Given task
Transcribe all of the material exactly, except for its pictures.
____ Supplied information
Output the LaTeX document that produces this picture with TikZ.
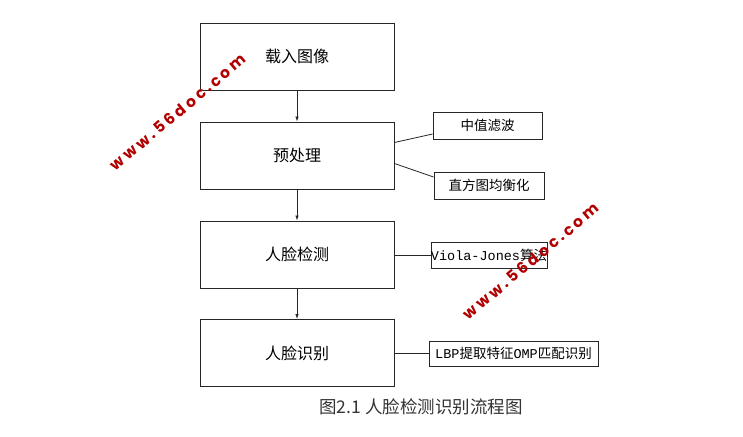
\documentclass[tikz,border=0pt]{standalone}
\usepackage{fontspec}
\usepackage{tikz}
\usetikzlibrary{arrows.meta}
\newfontfamily\cjk{Noto Sans CJK SC}
\newfontfamily\latmono{Liberation Mono}
\newfontfamily\wmfont[LetterSpace=20]{Poppins}

\tikzset{
    stepbox/.style={draw=black!85, line width=0.9pt, minimum width=194pt, minimum height=67pt,
        font=\cjk\fontsize{16}{18}\selectfont},
    sidebox/.style={draw=black!85, line width=0.9pt, inner sep=0pt, minimum height=27pt,
        font=\cjk\fontsize{13.5}{15}\selectfont},
    link/.style={draw=black!85, line width=0.8pt},
    wmark/.style={text=red!70!black, rotate=40, font=\wmfont\bfseries\fontsize{15.5}{17}\selectfont}
}

\begin{document}
\begin{tikzpicture}[x=1pt,y=-1pt]
        \useasboundingbox [fill=white] (0,0) rectangle (743,436);
        % main steps
        \node [stepbox] (load) at (297, 56.5) {载入图像};
        \node [stepbox] (pre) at (297, 155.5) {预处理};
        \node [stepbox] (det) at (297, 254.5) {人脸检测};
        \node [stepbox] (rec) at (297, 353) {人脸识别};
        \draw [link, -{Latex[length=5pt,width=3.5pt]}] (load) -- (pre);
        \draw [link, -{Latex[length=5pt,width=3.5pt]}] (pre) -- (det);
        \draw [link, -{Latex[length=5pt,width=3.5pt]}] (det) -- (rec);
        % side boxes
        \node [sidebox, minimum width=109pt] (med) at (487.5, 125.5) {中值滤波};
        \node [sidebox, minimum width=110pt] (hist) at (489, 185.5) {直方图均衡化};
        \node [sidebox, minimum width=114pt, minimum height=26pt] (vj) at (489, 255) {{\latmono Viola-Jones}算法};
        \node [sidebox, minimum width=169pt, minimum height=25pt] (lbp) at (513.5, 353.5) {{\latmono LBP}提取特征{\latmono OMP}匹配识别};
        \draw [link] ([yshift=13pt]pre.east) -- ([yshift=-8.5pt]med.west);
        \draw [link] ([yshift=-8pt]pre.east) -- ([yshift=8.5pt]hist.west);
        \draw [link] (det.east |- vj.west) -- (vj.west);
        \draw [link] (rec.east |- lbp.west) -- (lbp.west);
        % caption
        \node [text=black!80, font=\cjk\fontsize{17.5}{19}\selectfont] (cap) at (421, 407) {图2.1 人脸检测识别流程图};
        % watermarks
        \node [wmark] (wm1) at (178, 112) {www.56doc.com};
        \node [wmark] (wm2) at (531, 261) {www.56doc.com};
    \end{tikzpicture}
\end{document}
________
Reply
Output the LaTeX document that produces this picture with TikZ.
\documentclass[tikz,border=0pt]{standalone}
\usepackage{fontspec}
\usepackage{tikz}
\usetikzlibrary{arrows.meta}
\newfontfamily\cjk{Noto Sans CJK SC}
\newfontfamily\latmono{Liberation Mono}
\newfontfamily\wmfont[LetterSpace=20]{Poppins}

\tikzset{
    stepbox/.style={draw=black!85, line width=0.9pt, minimum width=194pt, minimum height=67pt,
        font=\cjk\fontsize{16}{18}\selectfont},
    sidebox/.style={draw=black!85, line width=0.9pt, inner sep=0pt, minimum height=27pt,
        font=\cjk\fontsize{13.5}{15}\selectfont},
    link/.style={draw=black!85, line width=0.8pt},
    wmark/.style={text=red!70!black, rotate=40, font=\wmfont\bfseries\fontsize{15.5}{17}\selectfont}
}

\begin{document}
\begin{tikzpicture}[x=1pt,y=-1pt]
        \useasboundingbox [fill=white] (0,0) rectangle (743,436);
        % main steps
        \node [stepbox] (load) at (297, 56.5) {载入图像};
        \node [stepbox] (pre) at (297, 155.5) {预处理};
        \node [stepbox] (det) at (297, 254.5) {人脸检测};
        \node [stepbox] (rec) at (297, 353) {人脸识别};
        \draw [link, -{Latex[length=5pt,width=3.5pt]}] (load) -- (pre);
        \draw [link, -{Latex[length=5pt,width=3.5pt]}] (pre) -- (det);
        \draw [link, -{Latex[length=5pt,width=3.5pt]}] (det) -- (rec);
        % side boxes
        \node [sidebox, minimum width=109pt] (med) at (487.5, 125.5) {中值滤波};
        \node [sidebox, minimum width=110pt] (hist) at (489, 185.5) {直方图均衡化};
        \node [sidebox, minimum width=114pt, minimum height=26pt] (vj) at (489, 255) {{\latmono Viola-Jones}算法};
        \node [sidebox, minimum width=169pt, minimum height=25pt] (lbp) at (513.5, 353.5) {{\latmono LBP}提取特征{\latmono OMP}匹配识别};
        \draw [link] ([yshift=13pt]pre.east) -- ([yshift=-8.5pt]med.west);
        \draw [link] ([yshift=-8pt]pre.east) -- ([yshift=8.5pt]hist.west);
        \draw [link] (det.east |- vj.west) -- (vj.west);
        \draw [link] (rec.east |- lbp.west) -- (lbp.west);
        % caption
        \node [text=black!80, font=\cjk\fontsize{17.5}{19}\selectfont] (cap) at (421, 407) {图2.1 人脸检测识别流程图};
        % watermarks
        \node [wmark] (wm1) at (178, 112) {www.56doc.com};
        \node [wmark] (wm2) at (531, 261) {www.56doc.com};
    \end{tikzpicture}
\end{document}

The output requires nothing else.